### YOUR OBJECTIVE
Extract, unchanged, every line from the top of the material below through the line with "plt.rcParams['font.family'] = ['Noto", and no more.

[begin INFORMATION SHOWN]

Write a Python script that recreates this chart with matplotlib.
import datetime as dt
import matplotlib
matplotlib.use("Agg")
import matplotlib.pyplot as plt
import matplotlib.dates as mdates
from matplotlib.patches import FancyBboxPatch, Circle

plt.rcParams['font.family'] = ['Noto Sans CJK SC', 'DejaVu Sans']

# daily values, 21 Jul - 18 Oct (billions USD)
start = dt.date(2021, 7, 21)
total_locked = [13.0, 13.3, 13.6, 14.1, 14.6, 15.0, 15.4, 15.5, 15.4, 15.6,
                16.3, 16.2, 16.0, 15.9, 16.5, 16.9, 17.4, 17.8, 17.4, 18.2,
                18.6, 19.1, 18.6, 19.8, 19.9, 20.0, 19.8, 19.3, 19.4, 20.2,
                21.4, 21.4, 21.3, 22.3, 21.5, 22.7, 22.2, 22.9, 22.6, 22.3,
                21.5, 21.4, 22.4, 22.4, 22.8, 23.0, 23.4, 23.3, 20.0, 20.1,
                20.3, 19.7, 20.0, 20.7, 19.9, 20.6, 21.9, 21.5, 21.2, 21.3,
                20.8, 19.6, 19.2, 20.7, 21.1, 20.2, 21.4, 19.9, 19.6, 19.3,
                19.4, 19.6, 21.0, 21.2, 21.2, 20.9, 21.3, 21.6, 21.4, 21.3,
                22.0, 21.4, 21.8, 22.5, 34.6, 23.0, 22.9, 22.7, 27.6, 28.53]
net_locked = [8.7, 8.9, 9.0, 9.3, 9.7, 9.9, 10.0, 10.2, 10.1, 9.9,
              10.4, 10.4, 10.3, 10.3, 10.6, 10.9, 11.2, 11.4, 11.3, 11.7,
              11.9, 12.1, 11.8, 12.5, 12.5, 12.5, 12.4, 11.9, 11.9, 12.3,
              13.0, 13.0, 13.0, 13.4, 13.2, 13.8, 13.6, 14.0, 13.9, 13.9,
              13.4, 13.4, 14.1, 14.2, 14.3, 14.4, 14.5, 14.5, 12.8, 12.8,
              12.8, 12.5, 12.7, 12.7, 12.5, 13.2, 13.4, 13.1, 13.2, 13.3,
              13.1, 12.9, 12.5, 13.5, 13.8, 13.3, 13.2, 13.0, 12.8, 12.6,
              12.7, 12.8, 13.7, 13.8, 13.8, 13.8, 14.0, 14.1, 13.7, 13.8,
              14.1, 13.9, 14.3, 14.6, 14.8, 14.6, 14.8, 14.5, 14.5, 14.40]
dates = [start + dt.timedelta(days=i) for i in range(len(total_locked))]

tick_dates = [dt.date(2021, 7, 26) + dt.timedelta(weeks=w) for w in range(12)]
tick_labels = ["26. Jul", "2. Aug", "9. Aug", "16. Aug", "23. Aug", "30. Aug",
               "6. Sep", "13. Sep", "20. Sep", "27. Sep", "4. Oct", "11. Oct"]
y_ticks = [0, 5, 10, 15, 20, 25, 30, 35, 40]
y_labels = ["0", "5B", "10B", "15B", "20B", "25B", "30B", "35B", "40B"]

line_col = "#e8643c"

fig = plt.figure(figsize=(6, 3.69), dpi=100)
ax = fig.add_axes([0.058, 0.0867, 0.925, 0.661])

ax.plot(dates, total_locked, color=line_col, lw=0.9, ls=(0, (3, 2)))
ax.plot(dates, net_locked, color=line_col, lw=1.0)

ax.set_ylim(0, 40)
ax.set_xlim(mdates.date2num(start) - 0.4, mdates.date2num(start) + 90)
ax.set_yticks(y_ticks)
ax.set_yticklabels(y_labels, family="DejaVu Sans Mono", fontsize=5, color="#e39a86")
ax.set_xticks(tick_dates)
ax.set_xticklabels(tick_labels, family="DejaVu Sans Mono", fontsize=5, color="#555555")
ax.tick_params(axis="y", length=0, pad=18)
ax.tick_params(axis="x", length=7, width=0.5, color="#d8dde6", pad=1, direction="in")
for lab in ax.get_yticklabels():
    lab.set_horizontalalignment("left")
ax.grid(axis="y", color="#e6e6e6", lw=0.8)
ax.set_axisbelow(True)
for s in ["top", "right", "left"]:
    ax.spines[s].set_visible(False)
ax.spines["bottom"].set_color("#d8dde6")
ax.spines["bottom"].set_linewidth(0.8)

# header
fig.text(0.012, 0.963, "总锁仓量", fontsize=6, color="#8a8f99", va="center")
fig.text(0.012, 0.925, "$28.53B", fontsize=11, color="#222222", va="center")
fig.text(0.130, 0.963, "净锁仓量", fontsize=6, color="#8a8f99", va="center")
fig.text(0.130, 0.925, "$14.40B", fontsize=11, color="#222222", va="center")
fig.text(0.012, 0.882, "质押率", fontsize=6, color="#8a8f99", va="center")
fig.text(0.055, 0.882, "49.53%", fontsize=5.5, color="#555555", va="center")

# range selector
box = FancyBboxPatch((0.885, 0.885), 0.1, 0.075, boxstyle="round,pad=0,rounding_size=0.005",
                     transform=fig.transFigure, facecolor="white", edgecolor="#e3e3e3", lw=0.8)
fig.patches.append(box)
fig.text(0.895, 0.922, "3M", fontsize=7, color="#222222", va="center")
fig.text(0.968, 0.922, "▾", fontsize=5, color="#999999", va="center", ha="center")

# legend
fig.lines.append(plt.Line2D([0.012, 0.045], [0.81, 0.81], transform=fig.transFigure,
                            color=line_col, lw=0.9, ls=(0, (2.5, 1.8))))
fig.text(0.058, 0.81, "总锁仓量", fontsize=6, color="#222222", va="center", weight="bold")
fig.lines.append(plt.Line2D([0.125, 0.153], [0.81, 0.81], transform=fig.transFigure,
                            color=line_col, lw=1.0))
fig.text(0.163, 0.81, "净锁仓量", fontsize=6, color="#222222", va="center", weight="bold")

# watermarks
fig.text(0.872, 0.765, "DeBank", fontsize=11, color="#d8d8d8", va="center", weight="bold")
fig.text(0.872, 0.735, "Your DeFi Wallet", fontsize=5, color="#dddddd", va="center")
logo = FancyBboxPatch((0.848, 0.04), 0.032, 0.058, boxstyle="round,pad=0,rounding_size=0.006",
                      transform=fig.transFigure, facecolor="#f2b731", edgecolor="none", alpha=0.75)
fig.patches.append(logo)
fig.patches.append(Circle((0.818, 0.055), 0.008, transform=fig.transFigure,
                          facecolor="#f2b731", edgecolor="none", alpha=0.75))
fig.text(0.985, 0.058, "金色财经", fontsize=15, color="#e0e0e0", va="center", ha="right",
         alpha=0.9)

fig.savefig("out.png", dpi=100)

[end INFORMATION SHOWN]

### OUTPUT FOR THIS TASK
Write a Python script that recreates this chart with matplotlib.
import datetime as dt
import matplotlib
matplotlib.use("Agg")
import matplotlib.pyplot as plt
import matplotlib.dates as mdates
from matplotlib.patches import FancyBboxPatch, Circle

plt.rcParams['font.family'] = ['Noto Sans CJK SC', 'DejaVu Sans']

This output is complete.